▶ _DATASET EXTRACT_:
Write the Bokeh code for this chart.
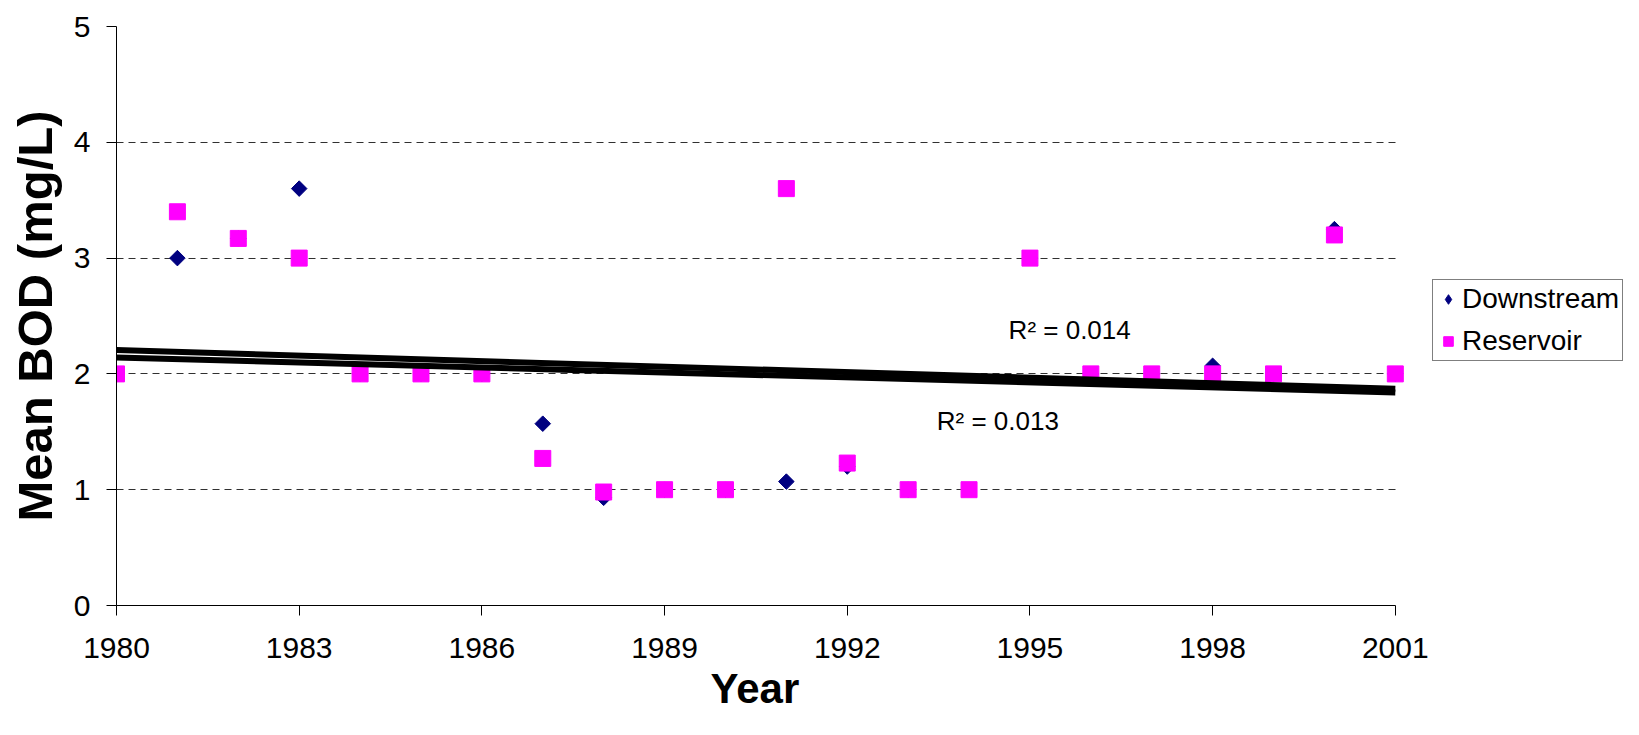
import numpy as np
from bokeh.plotting import figure
from bokeh.models import Legend, LegendItem, FixedTicker, Range1d, Label, Title
from bokeh.embed import file_html
from bokeh.resources import INLINE

# yearly mean BOD, mg/L
years = list(range(1980, 2002))
reservoir = [2.0, 3.4, 3.17, 3.0, 2.0, 2.0, 2.0, 1.27, 0.98, 1.0, 1.0,
             3.6, 1.23, 1.0, 1.0, 3.0, 2.0, 2.0, 2.0, 2.0, 3.2, 2.0]

down_years = [1980, 1981, 1982, 1983, 1984, 1985, 1986, 1987, 1988, 1989, 1990,
              1991, 1992, 1993, 1995, 1996, 1997, 1998, 1999, 2000, 2001]
downstream = [2.0, 3.0, 3.17, 3.6, 2.0, 2.0, 2.0, 1.57, 0.93, 1.0, 1.0,
              1.07, 1.2, 1.0, 3.0, 2.0, 2.0, 2.07, 2.0, 3.25, 2.0]

x_ticks = [1980, 1983, 1986, 1989, 1992, 1995, 1998, 2001]
y_ticks = [0, 1, 2, 3, 4, 5]
r2_labels = ["R\u00b2 = 0.014", "R\u00b2 = 0.013"]

FONT = "Liberation Sans"
NAVY = "#000080"
MAGENTA = "#FF00FF"

# the x range runs on past 2001 so the legend can sit inside the frame;
# axis and grid stop at 2001
p = figure(width=1625, height=719, output_backend="svg", toolbar_location=None,
           x_range=Range1d(1980, 2004.78), y_range=Range1d(0, 5),
           min_border_left=116, min_border_right=0, min_border_top=26,
           min_border_bottom=114)
p.outline_line_color = None

# axes
for ax in (p.xaxis[0], p.yaxis[0]):
    ax.axis_line_color = "black"
    ax.major_tick_line_color = "black"
    ax.minor_tick_line_color = None
    ax.major_tick_in = 0
    ax.major_tick_out = 10
    ax.major_label_text_font = FONT
    ax.major_label_text_font_size = "30px"
    ax.major_label_text_color = "black"
    ax.axis_label_text_font = FONT
    ax.axis_label_text_font_style = "bold"
    ax.axis_label_text_color = "black"

p.xaxis.bounds = (1980, 2001)
p.xaxis.ticker = FixedTicker(ticks=x_ticks)
p.xaxis.major_label_standoff = 22

p.yaxis.ticker = FixedTicker(ticks=y_ticks)
p.yaxis.major_label_standoff = 16
p.yaxis.axis_label = "Mean BOD (mg/L)"
p.yaxis.axis_label_text_font_size = "49px"
p.yaxis.axis_label_standoff = 9

# x title centred under 1980-2001 rather than under the whole frame
p.add_layout(Title(text="Year", align="left", offset=594, standoff=4,
                   text_font=FONT, text_font_size="42px",
                   text_font_style="bold", text_color="black"), "below")

p.xgrid.visible = False
p.ygrid.cross_bounds = (1980, 2001)
p.ygrid.grid_line_color = "#303030"
p.ygrid.grid_line_dash = "7 5"
p.ygrid.grid_line_width = 1

# points
p.scatter(down_years, downstream, marker="square", angle=np.pi / 4,
          size=11, fill_color=NAVY, line_color=NAVY)
r_r = p.scatter(years, reservoir, marker="square", size=16,
                fill_color=MAGENTA, line_color=MAGENTA)
# legend swatch for the diamonds (legend glyphs are never rotated)
d_key = p.scatter([np.nan], [np.nan], marker="diamond",
                  fill_color=NAVY, line_color=NAVY)

# linear trendlines
xs = np.array([1980, 2001])
for yrs, vals in ((years, reservoir), (down_years, downstream)):
    k, b = np.polyfit(yrs, vals, 1)
    p.line(xs, k * xs + b, line_color="black", line_width=6)

p.add_layout(Label(x=1994.65, y=2.25, text=r2_labels[0], text_font=FONT,
                   text_font_size="26px", text_color="black"))
p.add_layout(Label(x=1993.47, y=1.46, text=r2_labels[1], text_font=FONT,
                   text_font_size="26px", text_color="black"))

legend = Legend(items=[LegendItem(label="Downstream", renderers=[d_key]),
                       LegendItem(label="Reservoir", renderers=[r_r])],
                location=(1316, 244), orientation="vertical")
legend.label_text_font = FONT
legend.label_text_font_size = "28px"
legend.label_text_color = "black"
legend.label_standoff = 2
legend.label_height = 30
legend.glyph_width = 24
legend.glyph_height = 32
legend.spacing = 10
legend.padding = 3
legend.margin = 0
legend.border_line_color = "black"
legend.border_line_width = 1
p.add_layout(legend, "center")

open("out.html", "w").write(file_html(p, INLINE))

▶ _THE PROBLEM_: Print the data above verbatim from the first line through the line holding "from bokeh.resources import INLINE", leaving every picture out.

▶ _EXERCISE RESULT_:
Write the Bokeh code for this chart.
import numpy as np
from bokeh.plotting import figure
from bokeh.models import Legend, LegendItem, FixedTicker, Range1d, Label, Title
from bokeh.embed import file_html
from bokeh.resources import INLINE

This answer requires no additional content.